→ **Exercise details**
Drop every picture. Then return, exactly, the lines from the beginning of the listing below through the one containing "import matplotlib.pyplot as plt".

→ **Records to process**
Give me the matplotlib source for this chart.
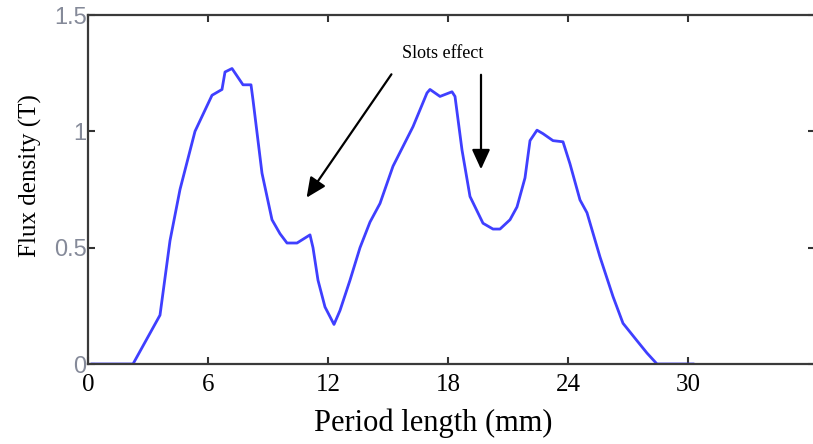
import matplotlib
matplotlib.use("Agg")
import matplotlib.pyplot as plt

# period length (mm) and flux density (T)
x = [0.2, 2.25, 3.6, 4.1, 4.6, 5.35, 6.2, 6.7, 6.85, 7.2, 7.75, 8.15, 8.25, 8.7,
     9.2, 9.6, 9.95, 10.45, 11.1, 11.25, 11.5, 11.85, 12.3, 12.6, 13.1, 13.6,
     14.1, 14.6, 15.25, 16.25, 16.95, 17.1, 17.6, 18.2, 18.35, 18.7, 19.1,
     19.75, 20.25, 20.6, 21.1, 21.45, 21.85, 22.1, 22.45, 22.75, 23.25, 23.75,
     24.1, 24.6, 24.95, 25.6, 26.25, 26.75, 27.45, 27.95, 28.45, 30.25]
flux = [0.0, 0.0, 0.21, 0.53, 0.75, 1.0, 1.155, 1.18, 1.255, 1.27, 1.2, 1.2, 1.135, 0.82,
        0.62, 0.56, 0.52, 0.52, 0.555, 0.5, 0.36, 0.245, 0.17, 0.23, 0.36, 0.5,
        0.61, 0.69, 0.85, 1.02, 1.165, 1.18, 1.15, 1.17, 1.15, 0.92, 0.72,
        0.605, 0.58, 0.58, 0.62, 0.675, 0.8, 0.96, 1.005, 0.99, 0.96, 0.955,
        0.86, 0.705, 0.65, 0.46, 0.29, 0.175, 0.10, 0.047, 0.0, 0.0]

xticks = [0, 6, 12, 18, 24, 30]
yticks = [0, 0.5, 1, 1.5]
ytick_labels = ["0", "0.5", "1", "1.5"]

fig = plt.figure(figsize=(8.13, 4.44), dpi=100)
ax = fig.add_axes([88 / 813, 80 / 444, 727 / 813, 349 / 444])

ax.plot(x, flux, color="#3f3fff", linewidth=2)

ax.set_xlim(0, 36.35)
ax.set_ylim(0, 1.5)
ax.set_xticks(xticks)
ax.set_yticks(yticks)
ax.set_yticklabels(ytick_labels)
ax.tick_params(direction="in", top=True, right=True, length=5, width=1.5, color="#333333")
ax.tick_params(axis="x", labelsize=18, pad=7)
ax.tick_params(axis="y", labelsize=17, pad=1, labelcolor="#858a99")
for lab in ax.get_xticklabels():
    lab.set_family("Liberation Serif")
for lab in ax.get_yticklabels():
    lab.set_family("Liberation Sans")
for sp in ax.spines.values():
    sp.set_color("#3a3a3a")
    sp.set_linewidth(1.6)

ax.set_xlabel("Period length (mm)", family="Liberation Serif", fontsize=22)
ax.xaxis.set_label_coords(345 / 727, -44 / 349)
ax.set_ylabel("Flux density (T)", family="Liberation Serif", fontsize=18)
ax.yaxis.set_label_coords(-46 / 727, 0.54)

ax.text(17.75, 1.336, "Slots effect", family="Liberation Serif", fontsize=13,
        ha="center", va="center")
arrow = dict(arrowstyle="-|>,head_length=1.2,head_width=0.55", color="black", lw=1.6)
ax.annotate("", xy=(10.85, 0.705), xytext=(15.25, 1.255), arrowprops=arrow)
ax.annotate("", xy=(19.65, 0.825), xytext=(19.65, 1.255), arrowprops=arrow)

fig.savefig("out.png", dpi=100)
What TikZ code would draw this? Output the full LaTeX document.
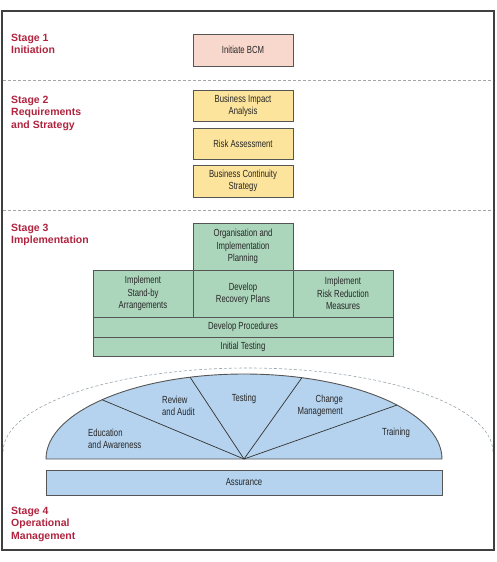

→ **Reply**
Give me the matplotlib source for this chart.
import matplotlib
matplotlib.use("Agg")
import matplotlib.pyplot as plt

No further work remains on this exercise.